Some — like Chiles, whose prospects were bolstered after a move to Biles’ gym — are underdogs, and some — like Skinner, who stepped away from a star spot on the University of Utah’s team to train for an Olympics berth — are stepping outside the conventional path for the sport.
For any aspiring elite gymnast, the Olympics are still everything. But up until these Games the definition of “everything” also included the pressure to turn professional, to capitalize as much as possible on the potential for money-making endorsements or other deals.
For athletes whose careers are so front-loaded into their youth, these financial concerns — along with draconian rules forbidding making money while participating in collegiate sport (thereby removing college as an option for many) — the Olympics were the primary, and often the last, stage where fans could watch their favorite US gymnasts launch themselves into history.
Now, when the gymnastics competition begins in Tokyo, it will be unlike ever before. Not only will it include a team of women 18 and older in a sport known traditionally for pixie teens, but it will also feature star gymnasts whose talents will later grace the stage (or mat) at US colleges, even if they still aspire to and plan to shoot for future Olympic greatness in — or profit from — their sport.
Six years ago, this reality was still far away. In July 2015, almost a year before the Rio de Janeiro Olympics, Biles, then 18, did something that seemed inevitable. In a news release, she announced that she would forgo her scholarship to UCLA, turning professional and signing with an agent. She did this so that she could take for-pay competitive and promotional opportunities that would be simply be unavailable to her, were she to be competing at the collegiate level.
Biles’ decision seemed like a foregone conclusion back then because women’s gymnastics has long occupied a unique position among other popular Olympic sports in the United States and internationally. In other Olympic sports in the US — including track and swimming — many Olympians have honed their skills through their collegiate careers before continuing their success through professional careers in their twenties (or even thirties, like Olympic trials silver medalist marathon runner Sally Kipyego), with opportunities to be compensated for their talents.
Now, elite athletes and others in their orbit can shift their mindset about college competition, no longer an opportunity devoid of the professional opportunity an Olympic berth brings.

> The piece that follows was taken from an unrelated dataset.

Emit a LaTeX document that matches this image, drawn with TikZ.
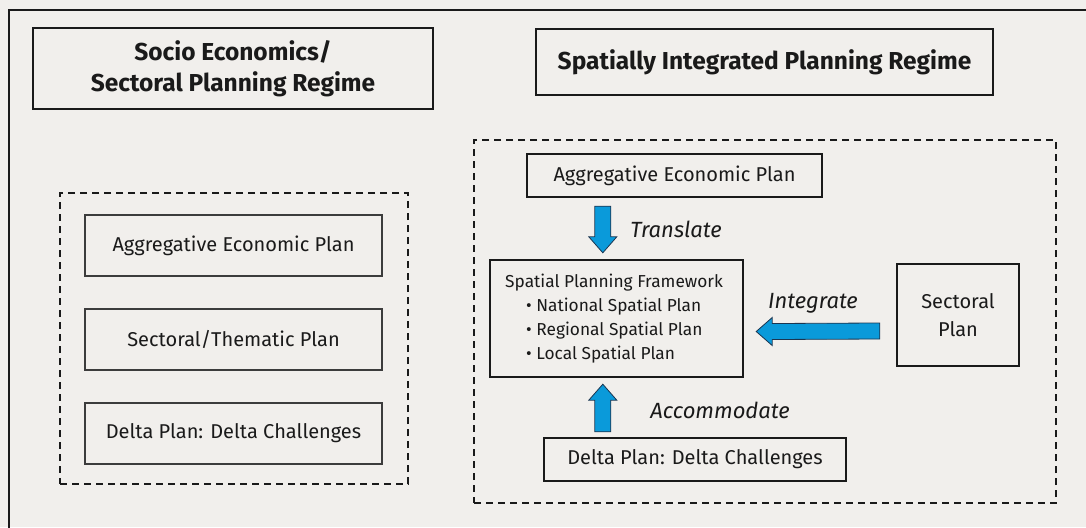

Previously, a college scholarship was seen as an alternate, less favored path for Olympic gymnasts — it was only in the absence of lucrative sponsorship deals that a full ride in exchange for an undergraduate education was more appealing.
Having more Olympians and potential Olympians in the ranks of collegiate gymnastics will be good for college programs — and for the sport overall. Historically, Olympic hopefuls could be specialists on one or two events (like Kocian, added to the 2016 Olympic team for her prowess on the uneven bars, which was the only apparatus of the four — floor exercise, vault, uneven bars and balance beam — she competed on during the team competition in Rio).
But with fewer spots available on Olympic teams (seven in 1996 became six in 2000 to 2008 before falling to five and eventually to four for 2020 — though 2024 will bring it back to five), being a contender now demands strength on all four events. Add that to the fact that athletes competing for the Olympics are trained on the open-ended scoring system, which prizes consistent boundary-pushing difficulty over perfection, and it’s clear that more than ever before, more gymnasts will be entering NCAA competition with an unprecedented skill level of difficulty and experience in the sport.
The landscape has drastically changed from pre-Rio, when Biles’ announcement seemed inevitable. No longer do high-level athletes need to choose between cash and competition; they will be able to find glory at the Olympics and beyond. Are we about to see a new era of gymnastics, with high-flying difficulty and renewed interest from the public? In Tokyo, it’s only the beginning.